In an age where media regularly skips over basic fact-checking in favor of sexy, eyeball-grabbing headlines, reporters who demand accuracy over wild speculation are becoming rarer.

But there are still a few, and Fox News' Shep Smith is apparently one of them.

The Fox breaking news host was not at all pleased Wednesday after a guest suggested with no proof that the technical difficulties suffered this week by United Airlines, the Wall Street Journal and the New York Stock Exchange were all somehow connected.

Greg Keeler of the National Cyber Security Institute said during a discussion on Fox's "The Real World w/ Gretchen Carlson" that, "This has just been a triple threat of attacks today."

"The stock exchange obviously is the major one, United Airlines again, the Wall Street Journal and others. For the stock exchange to go down like it is today, for the administration to come out so fast and so vehemently and say this has not been an attack, I think it's a little bit disingenuous," he said.

"There's been on Twitter claims that North Korea, that they're claiming to be behind this attack, and that's very, very possible, as are other actors," he added.

After Keeler said his bit, Smith unloaded.

"You know," the Fox anchor said, "the level of irresponsibility on behalf of the last speaker is really difficult for me to quantify."

"What we do as journalists is listen to the reporting of the agencies," Smith added. "And everyone who knows anything about this has reported to us — in the same way that they always do — that these things are not connected, that there was a glitch on Wall Street, that United had a problem of its own, and that what we have here is a grouping of separate incidents that happened to come on the same day."

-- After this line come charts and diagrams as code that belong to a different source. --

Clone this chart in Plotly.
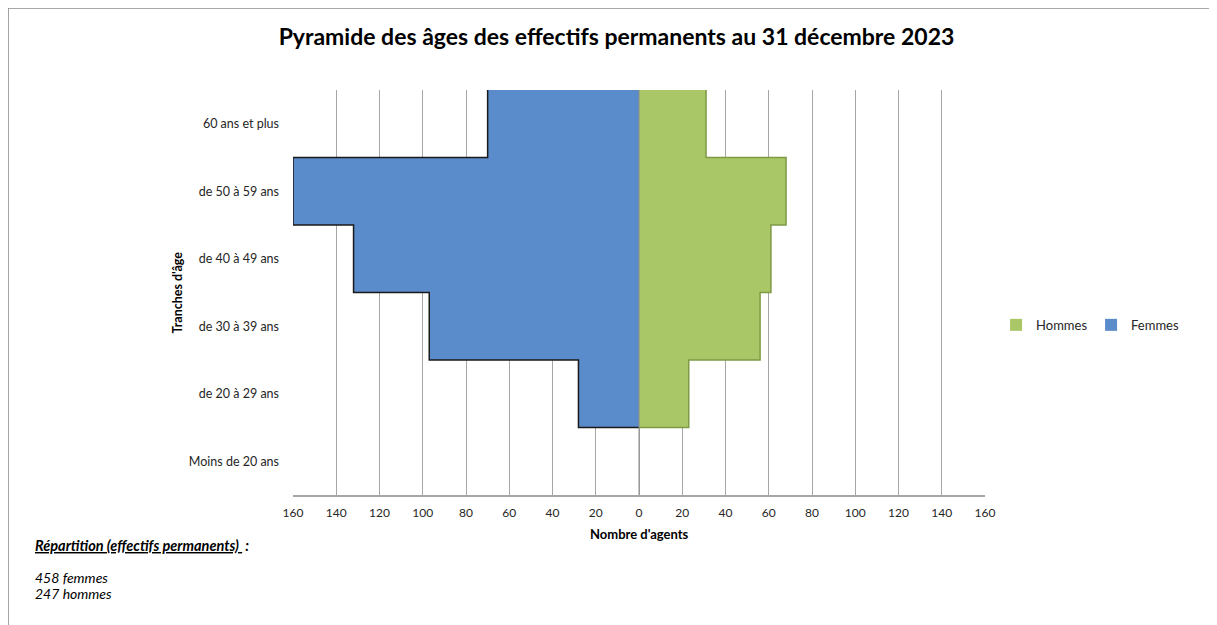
import plotly.graph_objects as go

# Données
tranches = ["Moins de 20 ans", "de 20 à 29 ans", "de 30 à 39 ans",
            "de 40 à 49 ans", "de 50 à 59 ans", "60 ans et plus"]
femmes = [0, 28, 97, 132, 160, 70]
hommes = [0, 23, 56, 61, 68, 31]
x_ticks = list(range(-160, 161, 20))
x_labels = [str(abs(v)) for v in x_ticks]

font_main = "Lato, 'Open Sans', sans-serif"
pos = list(range(len(tranches)))


def outline(values, sign):
    # contour en escalier du côté extérieur des barres
    first = next(i for i, v in enumerate(values) if v > 0)
    xs, ys = [0], [first - 0.5]
    for i in range(first, len(values)):
        xs += [sign * values[i], sign * values[i]]
        ys += [i - 0.5, i + 0.5]
    return xs, ys


fig = go.Figure()
fig.add_trace(go.Bar(y=pos, x=hommes, orientation="h", name="Hommes",
                     marker=dict(color="#A9C766", line_width=0)))
fig.add_trace(go.Bar(y=pos, x=[-v for v in femmes], orientation="h", name="Femmes",
                     marker=dict(color="#5A8BCA", line_width=0)))

hx, hy = outline(hommes, 1)
fig.add_trace(go.Scatter(x=hx, y=hy, mode="lines", showlegend=False, hoverinfo="skip",
                         line=dict(color="#7E9A45", width=1.5)))
fx, fy = outline(femmes, -1)
fig.add_trace(go.Scatter(x=fx, y=fy, mode="lines", showlegend=False, hoverinfo="skip",
                         line=dict(color="#1A1A1A", width=1.5)))

fig.update_layout(
    width=1217, height=625,
    margin=dict(l=285, r=240, t=82, b=138, autoexpand=False),
    paper_bgcolor="white", plot_bgcolor="white",
    barmode="overlay", bargap=0,
    font=dict(family=font_main, size=12, color="#262626"),
    title=dict(text="<b>Pyramide des âges des effectifs permanents au 31 décembre 2023</b>",
               x=0.5, xanchor="center", y=0.953, yanchor="middle",
               font=dict(family=font_main, size=23, color="#000000")),
    legend=dict(orientation="h", x=1.016, y=0.42, xanchor="left", yanchor="middle",
                entrywidth=50, font=dict(size=13, color="#262626"),
                itemwidth=30, traceorder="normal"),
    showlegend=True,
)

fig.update_xaxes(range=[-160, 160], tickvals=x_ticks, ticktext=x_labels,
                 showgrid=True, gridcolor="#A6A6A6", gridwidth=1,
                 zeroline=False, showline=True, linecolor="#A6A6A6", linewidth=1.5,
                 ticks="", ticklen=0, ticklabelstandoff=6, tickfont=dict(size=12),
                 automargin=False)
fig.update_yaxes(range=[-0.5, 5.5], tickvals=pos, ticktext=tranches,
                 showgrid=False, zeroline=False, showline=False,
                 ticks="", ticklabelstandoff=13, tickfont=dict(size=12.5), automargin=False)

# axe des catégories au zéro
fig.add_shape(type="line", xref="x", yref="y", x0=0, x1=0, y0=-0.5, y1=5.5,
              line=dict(color="#8C8C8C", width=1), layer="above")

# cadre du graphique
fig.add_shape(type="rect", xref="paper", yref="paper",
              x0=-0.4118, x1=1.36, y0=-0.36, y1=1.2025,
              line=dict(color="#8C8C8C", width=1.5), layer="below")

fig.add_annotation(text="<b>Nombre d'agents</b>", xref="paper", yref="paper",
                   x=0.5, y=-0.096, xanchor="center", yanchor="middle",
                   showarrow=False, font=dict(size=13, color="#000000"))
fig.add_annotation(text="<b>Tranches d'âge</b>", xref="paper", yref="paper",
                   x=-0.1676, y=0.5, xanchor="center", yanchor="middle", textangle=-90,
                   showarrow=False, font=dict(size=12.5, color="#000000"))
fig.add_annotation(text="<b><i><u>Répartition (effectifs permanents) </u> :</i></b>",
                   xref="paper", yref="paper", x=-0.3757, y=-0.1235,
                   xanchor="left", yanchor="middle", showarrow=False,
                   font=dict(size=14.5, color="#000000"))
fig.add_annotation(text="<i>458 femmes</i>",
                   xref="paper", yref="paper", x=-0.3757, y=-0.2025,
                   xanchor="left", yanchor="middle", showarrow=False,
                   font=dict(size=14, color="#000000"))
fig.add_annotation(text="<i>247 hommes</i>",
                   xref="paper", yref="paper", x=-0.3757, y=-0.242,
                   xanchor="left", yanchor="middle", showarrow=False,
                   font=dict(size=14, color="#000000"))

fig.write_html("out.html")
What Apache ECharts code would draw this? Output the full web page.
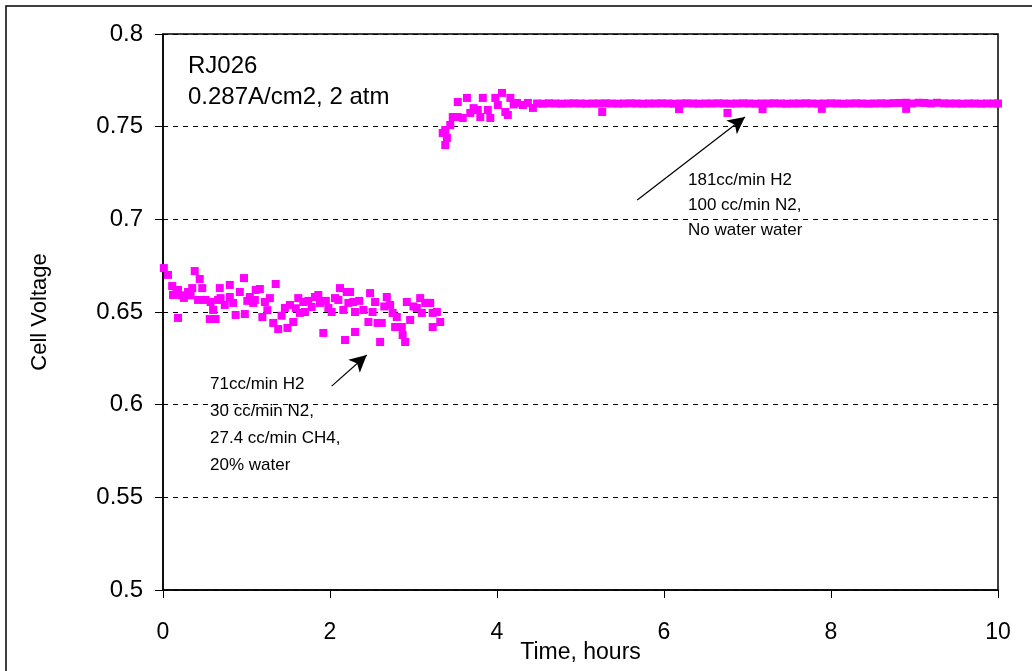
<!DOCTYPE html>
<html>
<head>
<meta charset="utf-8">
<script src="https://cdn.jsdelivr.net/npm/echarts@6/dist/echarts.min.js"></script>
<style>html,body{margin:0;padding:0;background:#fff}#c{width:1032px;height:671px}</style>
</head>
<body>
<div id="c"></div>
<script>
// Phase 1: 71cc/min H2, 30 cc/min N2, 27.4 cc/min CH4, 20% water  [time h, voltage V]
var phase1 = [
[0.01,0.6737],[0.06,0.6700],[0.11,0.6640],[0.12,0.6592],[0.16,0.6600],[0.18,0.6619],[0.18,0.6468],[0.22,0.6590],
[0.25,0.6576],[0.30,0.6608],[0.33,0.6590],[0.35,0.6629],[0.38,0.6721],[0.42,0.6565],[0.44,0.6678],[0.47,0.6629],
[0.51,0.6565],[0.56,0.6462],[0.57,0.6554],[0.60,0.6511],[0.63,0.6462],[0.66,0.6565],[0.68,0.6629],[0.69,0.6575],
[0.74,0.6538],[0.80,0.6646],[0.80,0.6581],[0.84,0.6549],[0.87,0.6484],[0.92,0.6608],[0.97,0.6683],[0.98,0.6489],
[1.01,0.6560],[1.04,0.6581],[1.08,0.6549],[1.10,0.6565],[1.11,0.6619],[1.16,0.6624],[1.19,0.6473],[1.22,0.6554],
[1.25,0.6510],[1.28,0.6575],[1.32,0.6441],[1.35,0.6651],[1.38,0.6408],[1.42,0.6480],[1.46,0.6522],[1.49,0.6414],
[1.52,0.6538],[1.56,0.6446],[1.59,0.6520],[1.62,0.6575],[1.64,0.6495],[1.68,0.6554],[1.70,0.6500],[1.74,0.6560],
[1.78,0.6527],[1.82,0.6581],[1.86,0.6592],[1.88,0.6549],[1.92,0.6387],[1.95,0.6560],[1.98,0.6522],[2.02,0.6500],
[2.06,0.6575],[2.10,0.6565],[2.12,0.6629],[2.16,0.6511],[2.18,0.6349],[2.20,0.6608],[2.22,0.6549],[2.24,0.6608],
[2.28,0.6554],[2.30,0.6500],[2.30,0.6392],[2.35,0.6560],[2.40,0.6511],[2.46,0.6446],[2.48,0.6602],[2.51,0.6500],
[2.54,0.6554],[2.57,0.6441],[2.60,0.6338],[2.62,0.6441],[2.65,0.6530],[2.68,0.6581],[2.72,0.6538],[2.75,0.6495],
[2.78,0.6419],[2.80,0.6473],[2.86,0.6419],[2.87,0.6376],[2.90,0.6338],[2.92,0.6554],[2.96,0.6457],[3.00,0.6530],
[3.04,0.6522],[3.08,0.6575],[3.10,0.6495],[3.14,0.6549],[3.17,0.6549],[3.20,0.6549],[3.23,0.6495],[3.23,0.6419],
[3.28,0.6500],[3.32,0.6446]
];
// Phase 2: 181cc/min H2, 100 cc/min N2, no water
var phase2 = [
[3.35,0.7466],[3.38,0.7401],[3.40,0.7439],[3.38,0.7482],[3.44,0.7509],[3.47,0.7552],[3.53,0.7552],[3.53,0.7633],
[3.59,0.7547],[3.64,0.7655],[3.68,0.7574],[3.72,0.7600],[3.77,0.7590],[3.80,0.7552],[3.83,0.7655],[3.89,0.7590],
[3.92,0.7547],[3.98,0.7655],[4.01,0.7617],[4.06,0.7682],[4.10,0.7579],[4.13,0.7563],[4.16,0.7655],[4.20,0.7620],
[4.24,0.7628],[4.31,0.7617],[4.37,0.7628],[4.43,0.7601],
[4.48,0.7625],[4.55,0.7624],[4.62,0.7626],[4.70,0.7625],[4.77,0.7624],[4.85,0.7625],[4.92,0.7626],[5.00,0.7625],
[5.07,0.7624],[5.15,0.7625],[5.22,0.7625],[5.26,0.7579],[5.30,0.7626],[5.37,0.7625],[5.45,0.7624],[5.52,0.7625],
[5.60,0.7626],[5.67,0.7625],[5.75,0.7624],[5.82,0.7625],[5.90,0.7625],[5.97,0.7626],[6.05,0.7625],[6.12,0.7624],
[6.18,0.7595],[6.20,0.7625],[6.27,0.7626],[6.35,0.7625],[6.42,0.7624],[6.50,0.7625],[6.57,0.7625],[6.65,0.7626],
[6.72,0.7625],[6.76,0.7574],[6.80,0.7624],[6.87,0.7625],[6.95,0.7626],[7.02,0.7625],[7.10,0.7624],[7.17,0.7625],
[7.18,0.7595],[7.25,0.7625],[7.32,0.7626],[7.40,0.7625],[7.47,0.7624],[7.55,0.7625],[7.62,0.7625],[7.70,0.7626],
[7.77,0.7625],[7.85,0.7624],[7.89,0.7596],[7.92,0.7625],[8.00,0.7626],[8.07,0.7625],[8.15,0.7624],[8.22,0.7625],
[8.30,0.7626],[8.37,0.7625],[8.45,0.7624],[8.52,0.7625],[8.60,0.7626],[8.67,0.7625],[8.75,0.7627],[8.82,0.7628],
[8.90,0.7596],[8.90,0.7629],[8.97,0.7625],[9.05,0.7629],[9.12,0.7628],[9.20,0.7625],[9.27,0.7629],[9.35,0.7626],
[9.42,0.7625],[9.50,0.7625],[9.57,0.7624],[9.65,0.7625],[9.72,0.7625],[9.80,0.7624],[9.87,0.7625],[9.95,0.7625],
[10.0,0.7625]
];
var yTicks = ['0.5','0.55','0.6','0.65','0.7','0.75','0.8'];
var xTicks = ['0','2','4','6','8','10'];
var titleLines = ['RJ026', '0.287A/cm2, 2 atm'];
var note1 = ['71cc/min H2', '30 cc/min N2,', '27.4 cc/min CH4,', '20% water'];
var note2 = ['181cc/min H2', '100 cc/min N2,', 'No water water'];
var arrow1 = [[2.02, 0.6100], [2.44, 0.6268]];
var arrow2 = [[5.68, 0.7104], [6.97, 0.7552]];

var chart = echarts.init(document.getElementById('c'), null, {renderer: 'canvas'});
var F = 'Liberation Sans, Arial, sans-serif';
var gfx = [
  {type: 'rect', shape: {x: 6, y: 6, width: 1100, height: 800}, style: {fill: 'none', stroke: '#000', lineWidth: 1.5}, z: 0}
];
titleLines.forEach(function (t, i) {
  gfx.push({type: 'text', left: 188, top: 54 + i * 31, style: {text: t, font: '24px ' + F, fill: '#000'}});
});
note1.forEach(function (t, i) {
  gfx.push({type: 'text', left: 210, top: 376 + i * 27, style: {text: t, font: '17px ' + F, fill: '#000'}});
});
note2.forEach(function (t, i) {
  gfx.push({type: 'text', left: 688, top: 172 + i * 25, style: {text: t, font: '17px ' + F, fill: '#000'}});
});

chart.setOption({
  animation: false,
  backgroundColor: '#fff',
  grid: {left: 163, top: 34, width: 835, height: 556, outerBoundsMode: 'none', containLabel: false,
         show: true, borderColor: '#000', borderWidth: 1.5, backgroundColor: 'transparent'},
  xAxis: {
    type: 'value', min: 0, max: 10, interval: 2,
    axisLine: {show: true, onZero: false, lineStyle: {color: '#000', width: 1.5}},
    axisTick: {show: true, inside: false, length: 8, lineStyle: {color: '#000'}},
    axisLabel: {margin: 31, fontSize: 23, fontFamily: F, color: '#000', formatter: function (v) { return xTicks[Math.round(v / 2)]; }},
    splitLine: {show: false},
    name: 'Time, hours', nameLocation: 'middle', nameGap: 51, nameMoveOverlap: false,
    nameTextStyle: {fontSize: 23, fontFamily: F, color: '#000'}
  },
  yAxis: {
    type: 'value', min: 0.5, max: 0.8, interval: 0.05,
    axisLine: {show: true, onZero: false, lineStyle: {color: '#000', width: 1.5}},
    axisTick: {show: true, inside: false, length: 8, lineStyle: {color: '#000'}},
    axisLabel: {margin: 20, fontSize: 24, fontFamily: F, color: '#000', formatter: function (v) { return yTicks[Math.round((v - 0.5) / 0.05)]; }},
    splitLine: {show: true, lineStyle: {color: '#000', width: 1, type: [5, 5]}},
    name: 'Cell Voltage', nameLocation: 'middle', nameGap: 112, nameRotate: 90, nameMoveOverlap: false,
    nameTextStyle: {fontSize: 22, fontFamily: F, color: '#000'}
  },
  series: [
    {type: 'scatter', data: phase1, symbol: 'rect', symbolSize: 8, itemStyle: {color: '#FF00FF', opacity: 1}, z: 3},
    {type: 'scatter', data: phase2, symbol: 'rect', symbolSize: 8, itemStyle: {color: '#FF00FF', opacity: 1}, z: 3,
     markLine: {silent: true, symbol: ['none', 'arrow'], symbolSize: [13, 17], label: {show: false},
       lineStyle: {color: '#000', width: 1.2, type: 'solid'},
       data: [
         [{coord: arrow1[0]}, {coord: arrow1[1]}],
         [{coord: arrow2[0]}, {coord: arrow2[1]}]
       ]}}
  ],
  graphic: gfx
});
</script>
</body>
</html>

He continued, noting that "conspiracy theorists" were also speculating that subway outages in New York City might also be connected somehow to the technical glitches.

"Put them together in a soup, does not a soup make. We cannot say any of these things are related, that some attack is underway because social media says that North Korea is claiming responsibility. That is not a source," Smith said.

"And right now what we need to not do is spread panic that is not realistic, that doesn't have any place in today's world," he added. "We have a series of things that people can get all weird about on social media if they want to. But unless and until somebody in charge who has looked into things with a grain of sense and a bit of knowledge comes forth and says this is connected. Unless and until that happens, we should probably stop it."

It's not good for anybody, he concluded.